4 Rules To Live By For Managing Your Startup’s Cash Flow
When the average person thinks “startup,” they usually picture Patagonia half-zips, meetings with investors at Brazilian steakhouses, and button activated espresso machines. Nobody pictures the less glamorous side of slowly figuring out how to run and optimize your business. One crucial component of any business is managing cash collections – after all, no business can run without cash.
Most startups sustain themselves on accrual accounting – meaning they “count” revenue when it is theoretically earned, instead of when a physical payment is actually made. This can prove disastrous if a startup bills a customer at the end of the year or month for the services provided, and the customer pays late or doesn’t pay at all. All of a sudden you have less money than you were accounting for.
To maintain an adequate collection system use these four tips:
Bill when services are provided
You need to ask customers to pay the moment you deliver your service, and only accept ACH or credit cards as payment. This way there is no delay in payments or uncertainty. You can also encourage pre-payment by offering an annual membership at a discount, or discounts for buying in bulk. Collecting money at the time of delivery means that you can expertly manage your cash flow.
Limit Free Trials
Startups are well known for offering free trials to attract customers. This model is based on the belief that these losses with be recouped over time once the product takes off. The problem with this is that this time frame can drag on for years on end. Don’t play games with your cash flow. To combat this, demand a payback period of a year or less, and use auto renewal contracts as a means of securing additional funding.

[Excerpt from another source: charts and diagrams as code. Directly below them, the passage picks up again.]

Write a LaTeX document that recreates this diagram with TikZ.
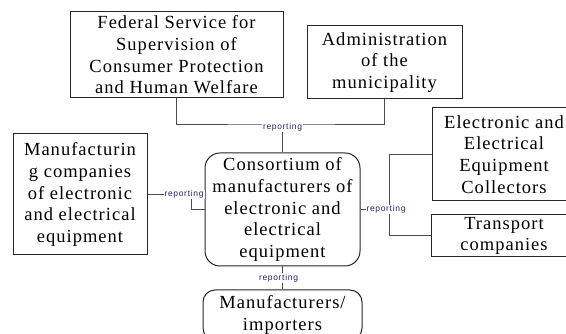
\documentclass[tikz,border=0pt]{standalone}
\usepackage{fontspec}
\setmainfont{Liberation Serif}[LetterSpace=5.5]
\newfontfamily\tagfont{Liberation Sans}[LetterSpace=8]
\usetikzlibrary{positioning}
\definecolor{tagblue}{RGB}{30,40,105}

\begin{document}
\begin{tikzpicture}[
    x=1pt, y=1pt,
    node distance=13pt,
    box/.style={
        draw=black!85,
        line width=1pt,
        inner sep=0pt,
        align=center,
        font=\fontsize{18.5}{21.7}\selectfont
    },
    roundbox/.style={
        box,
        rounded corners=15pt
    },
    link/.style={
        draw=black!70,
        line width=1pt
    },
    tag/.style={
        fill=white,
        text=tagblue,
        inner sep=1pt,
        font=\tagfont\fontsize{8.5}{9}\selectfont
    }
]
\useasboundingbox (0,0) rectangle (566,334);

\node[box, minimum width=213pt, minimum height=86pt] (fed) at (176.5,279)
{Federal Service for\\
Supervision of\\
Consumer Protection\\
and Human Welfare};

\node[box, minimum width=155pt, minimum height=73pt] (admin) at (384.5,271.5)
{Administration\\
of the\\
municipality};

\node[box, minimum width=134pt, minimum height=121pt] (manuf) at (80,139.5)
{Manufacturin\\
g companies\\
of electronic\\
and electrical\\
equipment};

\node[roundbox, minimum width=155pt, minimum height=113pt] (cons) at (282.5,124.5)
{Consortium of\\
manufacturers of\\
electronic and\\
electrical\\
equipment};

\node[box, minimum width=144pt, minimum height=93pt] (coll) at (504,179.5)
{Electronic and\\
Electrical\\
Equipment\\
Collectors};

\node[box, minimum width=146pt, minimum height=42pt, below=of coll] (trans)
{Transport\\
companies};

\node[roundbox, rounded corners=12pt, minimum width=159pt, minimum height=50pt,
      below=23pt of cons] (imp)
{Manufacturers/\\
importers};

\coordinate (topbus) at (282.5,209);
\coordinate (rightbus) at ([xshift=29pt]cons.east);

\draw[link] (fed.south) |- (topbus) -| (admin.south);
\draw[link] (cons.north) -- node[tag, pos=0.93]{reporting} (topbus);

\draw[link] (manuf.east) -- node[tag, pos=0.83]{reporting} ++(44,0) |- (cons.west);

\draw[link] (coll.west) -| (rightbus) |- (trans.west);
\draw[link] (cons.east) -- (rightbus);
\node[tag, xshift=-3.5pt] (righttag) at (rightbus) {reporting};

\draw[link] (cons.south) -- node[tag, xshift=-4pt]{reporting} (imp.north);

\end{tikzpicture}
\end{document}
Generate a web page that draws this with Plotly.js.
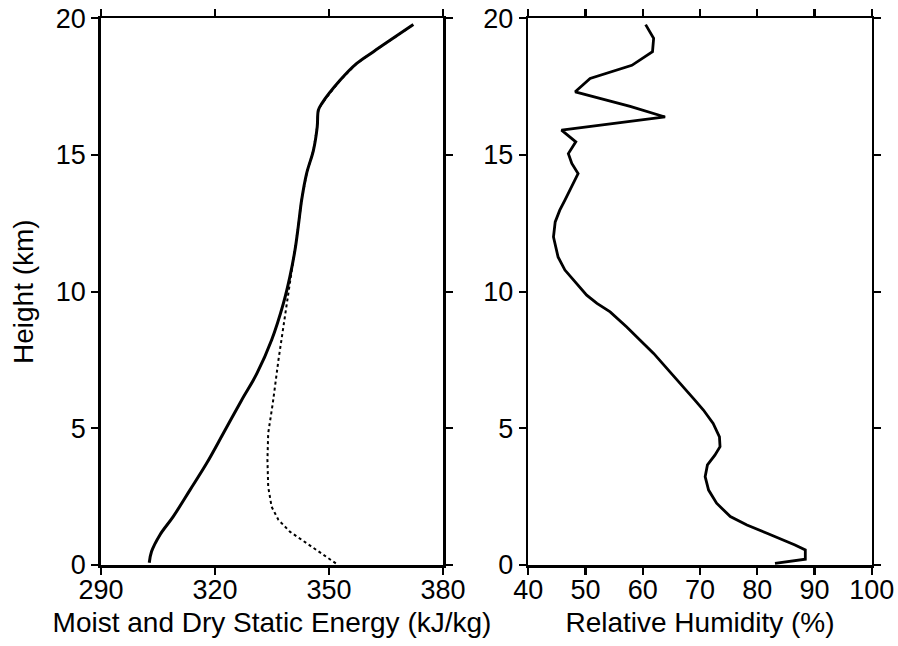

Understand where your money is going, and what each dollar spent gets you
You need to have a clear budget and accountability. If you aren’t avidly following all of your spending you will almost definitely go over budget. You need to do diligent research whenever you are planning on spending money. All too often – that grand idea with the $5,000 price tag doesn’t pan out and you’re left twiddling your thumbs. Know how much money you can spend, and have a good idea about the value that it will bring your company.
Manage your inventory optimally
Economic order quantity models are the name of the game. You can find a template for most businesses. These will help prevent inventory sitting idle because of overstocking or choosing bad transport methods. Another option, is you can acquire inventory financing from banks. This will allow you to keep your cash flow free for use in other areas.
Many small companies don’t do the little things in the beginning that ensure success in the long run. When money starts pouring in, its easy to assume the stream will be constant. Use these four techniques to help ensure that your company doesn’t go under just because of poor management.